Aussagen der Tai Chi-Klassiker, die sich auf die (innere) Haltung beziehen, beschreiben die Bewegung der Faustkunst als gesammelt, achtsam und einheitlich.
"Ch'i soll [wie ein Feuer] entfacht werden. Der Geist (shen) soll im Innern angesammelt sein." (Chang San-feng, a.a.O. S. 227)
"Die äußere Erscheinung gleicht einem Raubvogel im Moment des Beuteschlagens; der Geist (shen) ähnelt einer Katze während sie eine Maus fängt." (Wu Yu-hsing, a.a.O. S. 240)
"In der Bewegung gibt es nichts, was sich nicht bewegt; in Ruhe gibt es nichts, was nicht ruht." (Wu Yu-hsing, a.a.O. S. 242)
3. Die Einheitlichkeit der Bewegungsantriebe
Wenn man die Analogie mit den fünf Elementen zugrunde legt, wird deutlich, dass die einzelnen Prinzipien nicht voneinander zu trennen sind. Eines verweist auf das Andere und findet im Gegenteil seine Ergänzung.
Ohne Sanftheit keine Leichtigkeit; ohne Leichtigkeit keine Achtsamkeit; ohne Achtsamkeit keine Gewandtheit; ohne Gewandtheit keine Verbundenheit und ohne Verbundheit keine Sanftheit.

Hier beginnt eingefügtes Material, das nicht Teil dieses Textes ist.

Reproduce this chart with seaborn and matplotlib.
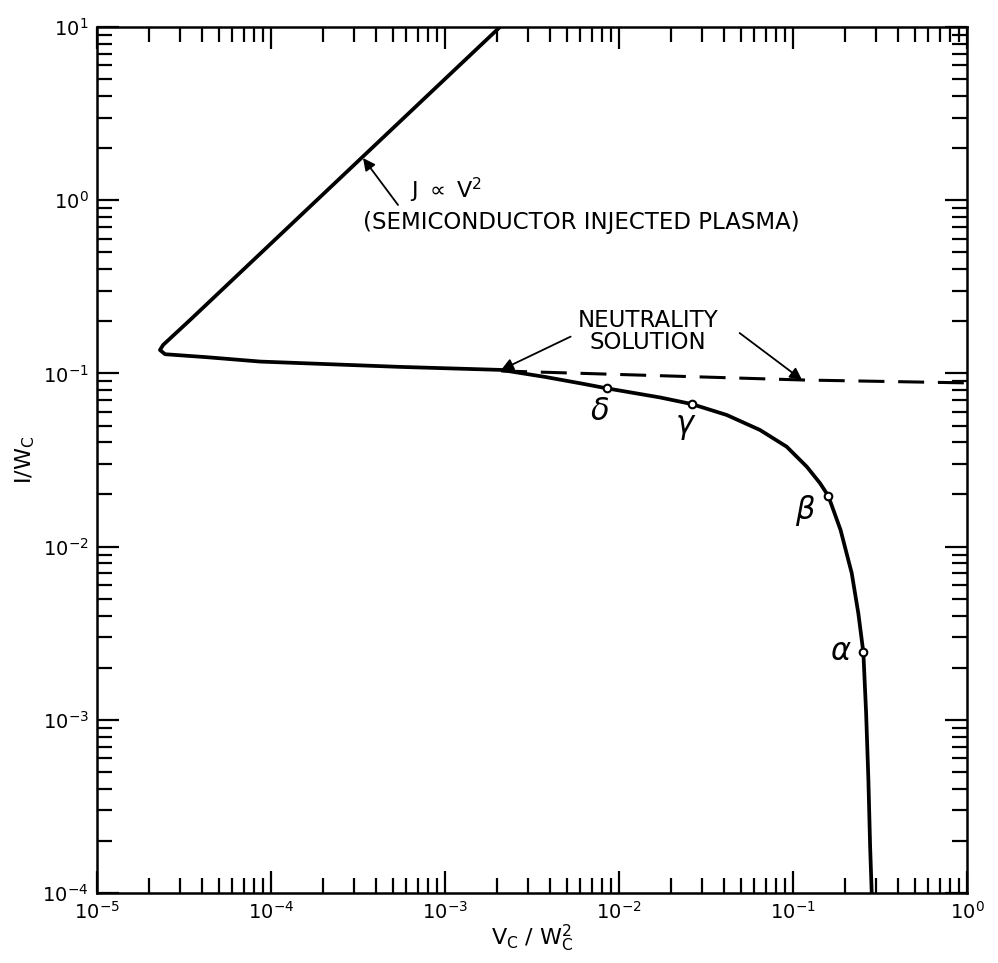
import numpy as np
import pandas as pd
import matplotlib
matplotlib.use("Agg")
import matplotlib.pyplot as plt
import seaborn as sns
from matplotlib.ticker import LogLocator, NullFormatter

sns.set_theme(style="ticks")
plt.rcParams['font.family'] = ['DejaVu Sans']
plt.rcParams['mathtext.fontset'] = 'dejavusans'
for k in ("text.color", "axes.labelcolor", "xtick.color", "ytick.color", "axes.edgecolor"):
    plt.rcParams[k] = "black"

# curva principal (ramo J ~ V^2 + ramo inferior)
curva_v = [2.07e-3, 3.42e-5, 2.40e-5, 2.30e-5, 2.46e-5, 4.27e-5, 8.65e-5, 5.51e-4,
           2.10e-3, 3.78e-3, 6.08e-3, 8.49e-3, 1.722e-2, 2.62e-2, 4.16e-2, 6.46e-2,
           9.20e-2, 0.120, 0.143, 0.1595, 0.1875, 0.2174, 0.2372, 0.2535,
           0.263, 0.271, 0.2773, 0.2832]
curva_i = [10.0, 0.203, 0.146, 0.1365, 0.129, 0.124, 0.117, 0.109,
           0.1047, 0.0953, 0.0874, 0.0820, 0.0726, 0.0665, 0.0575, 0.0471,
           0.0377, 0.0289, 0.0232, 0.0196, 0.01247, 0.00702, 0.00412, 0.00245,
           1.09e-3, 4.49e-4, 1.85e-4, 1.0e-4]

# solução de neutralidade (tracejada)
neutro_v = [2.10e-3, 0.1127, 1.0]
neutro_i = [0.1033, 0.0916, 0.0881]

# pontos marcados
pontos_nome = [r"$\alpha$", r"$\beta$", r"$\gamma$", r"$\delta$"]
pontos_v = [0.2535, 0.1595, 0.0262, 8.49e-3]
pontos_i = [0.00245, 0.0196, 0.0665, 0.0820]

df_curva = pd.DataFrame({"v": curva_v, "i": curva_i})
df_neutro = pd.DataFrame({"v": neutro_v, "i": neutro_i})
df_pontos = pd.DataFrame({"v": pontos_v, "i": pontos_i, "nome": pontos_nome})

fig = plt.figure(figsize=(9.98, 9.63), dpi=100)
ax = fig.add_axes([0.0972, 0.0727, 0.8718, 0.8993])

sns.lineplot(data=df_curva, x="v", y="i", sort=False, estimator=None,
             color="black", linewidth=2.7, ax=ax,
             solid_joinstyle="round", solid_capstyle="round")
sns.lineplot(data=df_neutro, x="v", y="i", sort=False, estimator=None,
             color="black", linewidth=2.2, ax=ax,
             linestyle=(0, (8.5, 4.5)))
sns.scatterplot(data=df_pontos, x="v", y="i", marker="o", s=30,
                facecolor="white", edgecolor="black", linewidth=1.5,
                zorder=5, ax=ax)

ax.set_xscale("log")
ax.set_yscale("log")
ax.set_xlim(1e-5, 1.0)
ax.set_ylim(1e-4, 10)

for eixo in (ax.xaxis, ax.yaxis):
    eixo.set_major_locator(LogLocator(base=10, numticks=10))
    eixo.set_minor_locator(LogLocator(base=10, subs=np.arange(2, 10), numticks=10))
    eixo.set_minor_formatter(NullFormatter())

ax.tick_params(which="both", direction="in", top=True, right=True,
               width=1.6, labelsize=14)
ax.tick_params(which="major", length=16)
ax.tick_params(which="minor", length=11)
ax.tick_params(axis="x", which="major", pad=6)
ax.tick_params(axis="y", which="major", pad=6)
for sp in ax.spines.values():
    sp.set_linewidth(1.8)

ax.set_xlabel(r"V$_\mathrm{C}$ / W$_\mathrm{C}^{2}$", fontsize=16, labelpad=0)
ax.set_ylabel(r"I/W$_\mathrm{C}$", fontsize=16, labelpad=4)

# rótulos dos pontos (posições)
rotulos_pos = {r"$\alpha$": (0.1877, 0.00247), r"$\beta$": (0.1183, 0.01626),
               r"$\gamma$": (0.0242, 0.0484), r"$\delta$": (7.73e-3, 0.0601)}
for nome, (xv, yv) in rotulos_pos.items():
    ax.text(xv, yv, nome, fontsize=22, ha="center", va="center")

seta = dict(arrowstyle="-|>", color="black", lw=1.3, mutation_scale=18,
            shrinkA=0, shrinkB=0)

# anotações
ax.annotate("", xy=(3.38e-4, 1.75), xytext=(5.37e-4, 0.938), arrowprops=seta)
ax.text(6.3e-4, 1.145, r"J $\propto$ V$^2$", fontsize=16, ha="left", va="center")
ax.text(3.38e-4, 0.739, "(SEMICONDUCTOR INJECTED PLASMA)", fontsize=16.5,
        ha="left", va="center")

ax.text(1.469e-2, 0.203, "NEUTRALITY", fontsize=16.5, ha="center", va="center")
ax.text(1.469e-2, 0.150, "SOLUTION", fontsize=16.5, ha="center", va="center")
ax.annotate("", xy=(2.10e-3, 0.1047), xytext=(5.27e-3, 0.163), arrowprops=seta)
ax.annotate("", xy=(0.1127, 0.0916), xytext=(0.0493, 0.171), arrowprops=seta)

fig.savefig("out.png", dpi=100, facecolor="white")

Jeder der fünf Begriffspaare hat einen YIN- und einen YANG-Aspekt. Man könnte sie auch Selbst- und Fremdbezug nennen. Auf diese Weise entspricht YANG dem Öffnen und der Funktion im Außen und YIN dem Schließen und der Funktion im Innern. Das Äußere leitet das Innere und das Innere leitet das Äußere. Dies gilt für Bewegungsabläufe (des Körpers) allein, mit Gegenständen (Waffen) oder mit Anderen (Angreifer, Partner).
Die in der Grafik skizzierten Prinzipien erinnern hinsichtlich der inneren Haltung an den Text "Geheimnis der Fünf Wörter" von Li I-Yu:
Ob die fünf Prinzipien/Begriffe eine Analogie mit den Fünf Elementen (Wandlungsphasen) tatsächlich zulassen, soll hier offen bleiben. Jedenfalls wird die Theorie von YIN & YANG in den Tai Chi-Klassikern im Zusammenhang mit den Acht Eingängen (Trigrammen) und Fünf Schritten (Elementen) dargelegt. So heißt es bei Chang San-feng:
"Das Lange Boxen ist wie das Strömen eines großen Flusses; es fließt ohne Unterbrechung. Die Dreizehn Stellungen sind: Abwehren, Zurückrollen, Drücken, Stoßen, Ziehen, Spalten, Stoß mit Ellbogen, Schulterstoß - sie entsprechen den Acht Trigrammen (Pa Kua) -, Vorwärtsgehen, Zurückziehen, Nach links sehen, Nach rechts blicken, Gleichgewicht in der Mitte - sie entsprechen den Fünf Elementen (Wu Hsing)." (a.a.O. S. 228)
* Quellennachweis:
zit. nach Cheng Man-Ch'ing 1988, S. 233. Alle weiteren Textauszüge von Chang San-feng (Abhandlung über Tai Chi Chuan), Wang Tsung-yueh (Klassische Schrift über Tai Chi Chuan) und Wu Yu-hsing (Erläuterungen zur Ausführung der Dreizehn Stellungen) sind zitiert nach: Cheng Man-Ch'ing: Ausgewählte Schriften zu T'ai Chi Ch'uan, übersetzt von Jürgen Licht, Sphinx Verlag 1988, S. 227 ff.
Anmerkung: Entgegen der heute gebräuchlichen Pinyin-Umschrift zur phonetischen Wiedergabe des Chinesischen wird in der Übersetzung der Klassiker die Wade-Giles-Umschrift verwendet.
** Alle in Anführungszeichen gesetzten Begriffe beziehen sich auf die Nomenklatur von Rudolf v. Laban.